# Objective
Up to and including the line with "var chart = echarts.init(document.getElementById('chart'));", write out the listing from its first line, minus the pictures.

# Supplied data
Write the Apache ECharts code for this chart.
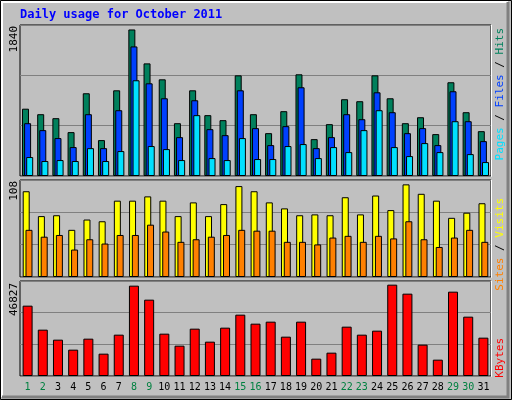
<!DOCTYPE html>
<html>
<head>
<meta charset="utf-8">
<script src="https://cdn.jsdelivr.net/npm/echarts@6/dist/echarts.min.js"></script>
<style>html,body{margin:0;padding:0;background:#fff}#chart{width:512px;height:400px}</style>
</head>
<body>
<div id="chart"></div>
<script>
var days = ['1','2','3','4','5','6','7','8','9','10','11','12','13','14','15','16','17','18','19','20','21','22','23','24','25','26','27','28','29','30','31'];
var weekend = ['1','2','8','9','15','16','22','23','29','30'];
var hits = [845,776,726,551,1039,451,1076,1840,1414,1214,663,1076,764,701,1264,776,538,814,1277,463,651,964,939,1264,976,663,738,526,1177,801,563];
var files = [663,576,476,363,776,350,826,1627,1164,976,488,951,588,513,1076,601,388,626,1114,350,488,776,713,1051,801,538,601,388,1064,688,438];
var pages = [238,188,200,188,350,188,313,1202,376,338,200,764,225,200,476,213,213,376,401,225,363,300,576,826,363,250,413,300,688,275,175];
var visits = [100,71,72,55,67,65,89,89,94,89,71,87,71,85,106,100,87,80,72,73,72,93,73,95,78,108,97,89,69,75,86];
var sites = [55,47,49,32,44,39,49,49,61,53,41,44,47,49,55,54,54,41,41,38,46,48,41,48,45,65,44,35,46,55,41];
var kbytes = [36060,23755,18628,13501,19141,11450,21192,46314,39136,21704,15552,24268,17603,24781,31446,26831,27857,20166,27857,8887,11963,25293,21192,23242,46827,42212,16065,8374,43238,30420,19654];
var maxLabels = ['1840', '108', '46827'];

var FONT = 'DejaVu Sans Mono';
var chart = echarts.init(document.getElementById('chart'));

function xAxisFor(idx, showLabels) {
    return {
        type: 'category', gridIndex: idx, data: days,
        axisLine: {show: false}, axisTick: {show: false},
        axisLabel: {
            show: showLabels, interval: 0, margin: 6, fontFamily: FONT, fontSize: 10,
            formatter: function (v) {
                return weekend.indexOf(v) >= 0 ? '{we|' + v + '}' : '{wd|' + v + '}';
            },
            rich: {we: {color: '#008040', fontFamily: FONT, fontSize: 10}, wd: {color: '#000', fontFamily: FONT, fontSize: 10}}
        }
    };
}
function yAxisFor(idx, max) {
    return {
        type: 'value', gridIndex: idx, min: 0, max: max, interval: max / 3,
        axisLabel: {show: false}, axisLine: {show: false}, axisTick: {show: false},
        splitLine: {lineStyle: {color: '#808080', width: 1}}
    };
}
function bar(name, data, color, xi, width, gap) {
    return {
        name: name, type: 'bar', data: data, xAxisIndex: xi, yAxisIndex: xi,
        barWidth: width, barGap: gap, animation: false,
        itemStyle: {color: color, borderColor: '#000', borderWidth: 1}
    };
}
function sideLabel(x, y, parts) {
    var txt = parts.map(function (p, i) { return '{c' + i + '|' + p[0] + '}'; }).join('');
    var rich = {};
    parts.forEach(function (p, i) { rich['c' + i] = {fill: p[1], fontFamily: FONT, fontSize: 11}; });
    return {type: 'text', x: x, y: y, rotation: Math.PI / 2,
        style: {text: txt, rich: rich, align: 'right', verticalAlign: 'middle'}};
}

option = {
    backgroundColor: '#c0c0c0',
    animation: false,
    grid: [
        {left: 20, top: 25, width: 471, height: 151, show: true, backgroundColor: '#c0c0c0', borderColor: '#000'},
        {left: 20, top: 180, width: 471, height: 97, show: true, backgroundColor: '#c0c0c0', borderColor: '#000'},
        {left: 20, top: 281, width: 471, height: 95, show: true, backgroundColor: '#c0c0c0', borderColor: '#000'}
    ],
    xAxis: [xAxisFor(0, false), xAxisFor(1, false), xAxisFor(2, true)],
    yAxis: [yAxisFor(0, 1896), yAxisFor(1, 113.1), yAxisFor(2, 48707)],
    series: [
        bar('Hits', hits, '#00805c', 0, 7, '-70%'),
        bar('Files', files, '#0040ff', 0, 7, '-70%'),
        bar('Pages', pages, '#00e0ff', 0, 7, '-70%'),
        bar('Visits', visits, '#ffff00', 1, 7, '-60%'),
        bar('Sites', sites, '#ff8000', 1, 7, '-60%'),
        bar('KBytes', kbytes, '#ff0000', 2, 10, '0%')
    ],
    graphic: [
        {type: 'rect', shape: {x: 0.5, y: 0.5, width: 511, height: 399}, style: {fill: 'none', stroke: '#000', lineWidth: 1}, silent: true},
        {type: 'polyline', shape: {points: [[2, 397], [2, 2], [508, 2]]}, style: {stroke: '#fff', lineWidth: 2, fill: 'none'}},
        {type: 'polyline', shape: {points: [[508, 2], [508, 397], [2, 397]]}, style: {stroke: '#808080', lineWidth: 3, fill: 'none'}},
        {type: 'polyline', shape: {points: [[491.5, 25], [491.5, 176.5], [20, 176.5]]}, style: {stroke: '#fff', lineWidth: 1, fill: 'none'}},
        {type: 'polyline', shape: {points: [[491.5, 180], [491.5, 277.5], [20, 277.5]]}, style: {stroke: '#fff', lineWidth: 1, fill: 'none'}},
        {type: 'polyline', shape: {points: [[491.5, 281], [491.5, 376.5], [20, 376.5]]}, style: {stroke: '#fff', lineWidth: 1, fill: 'none'}},
        {type: 'text', x: 20, y: 9, style: {text: 'Daily usage for October 2011', fill: '#0000ff', fontFamily: FONT, fontSize: 12, fontWeight: 'bold'}},
        {type: 'text', x: 14, y: 26, rotation: Math.PI / 2, style: {text: maxLabels[0], fill: '#000', fontFamily: FONT, fontSize: 11, align: 'right', verticalAlign: 'middle'}},
        {type: 'text', x: 14, y: 181, rotation: Math.PI / 2, style: {text: maxLabels[1], fill: '#000', fontFamily: FONT, fontSize: 11, align: 'right', verticalAlign: 'middle'}},
        {type: 'text', x: 14, y: 283, rotation: Math.PI / 2, style: {text: maxLabels[2], fill: '#000', fontFamily: FONT, fontSize: 11, align: 'right', verticalAlign: 'middle'}},
        sideLabel(500, 28, [['Pages', '#00e0ff'], [' / ', '#000'], ['Files', '#0040ff'], [' / ', '#000'], ['Hits', '#00805c']]),
        sideLabel(500, 198, [['Sites', '#ff8000'], [' / ', '#000'], ['Visits', '#ffff00']]),
        sideLabel(500, 338, [['KBytes', '#ff0000']])
    ]
};
chart.setOption(option);
</script>
</body>
</html>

# The solution
Write the Apache ECharts code for this chart.
<!DOCTYPE html>
<html>
<head>
<meta charset="utf-8">
<script src="https://cdn.jsdelivr.net/npm/echarts@6/dist/echarts.min.js"></script>
<style>html,body{margin:0;padding:0;background:#fff}#chart{width:512px;height:400px}</style>
</head>
<body>
<div id="chart"></div>
<script>
var days = ['1','2','3','4','5','6','7','8','9','10','11','12','13','14','15','16','17','18','19','20','21','22','23','24','25','26','27','28','29','30','31'];
var weekend = ['1','2','8','9','15','16','22','23','29','30'];
var hits = [845,776,726,551,1039,451,1076,1840,1414,1214,663,1076,764,701,1264,776,538,814,1277,463,651,964,939,1264,976,663,738,526,1177,801,563];
var files = [663,576,476,363,776,350,826,1627,1164,976,488,951,588,513,1076,601,388,626,1114,350,488,776,713,1051,801,538,601,388,1064,688,438];
var pages = [238,188,200,188,350,188,313,1202,376,338,200,764,225,200,476,213,213,376,401,225,363,300,576,826,363,250,413,300,688,275,175];
var visits = [100,71,72,55,67,65,89,89,94,89,71,87,71,85,106,100,87,80,72,73,72,93,73,95,78,108,97,89,69,75,86];
var sites = [55,47,49,32,44,39,49,49,61,53,41,44,47,49,55,54,54,41,41,38,46,48,41,48,45,65,44,35,46,55,41];
var kbytes = [36060,23755,18628,13501,19141,11450,21192,46314,39136,21704,15552,24268,17603,24781,31446,26831,27857,20166,27857,8887,11963,25293,21192,23242,46827,42212,16065,8374,43238,30420,19654];
var maxLabels = ['1840', '108', '46827'];

var FONT = 'DejaVu Sans Mono';
var chart = echarts.init(document.getElementById('chart'));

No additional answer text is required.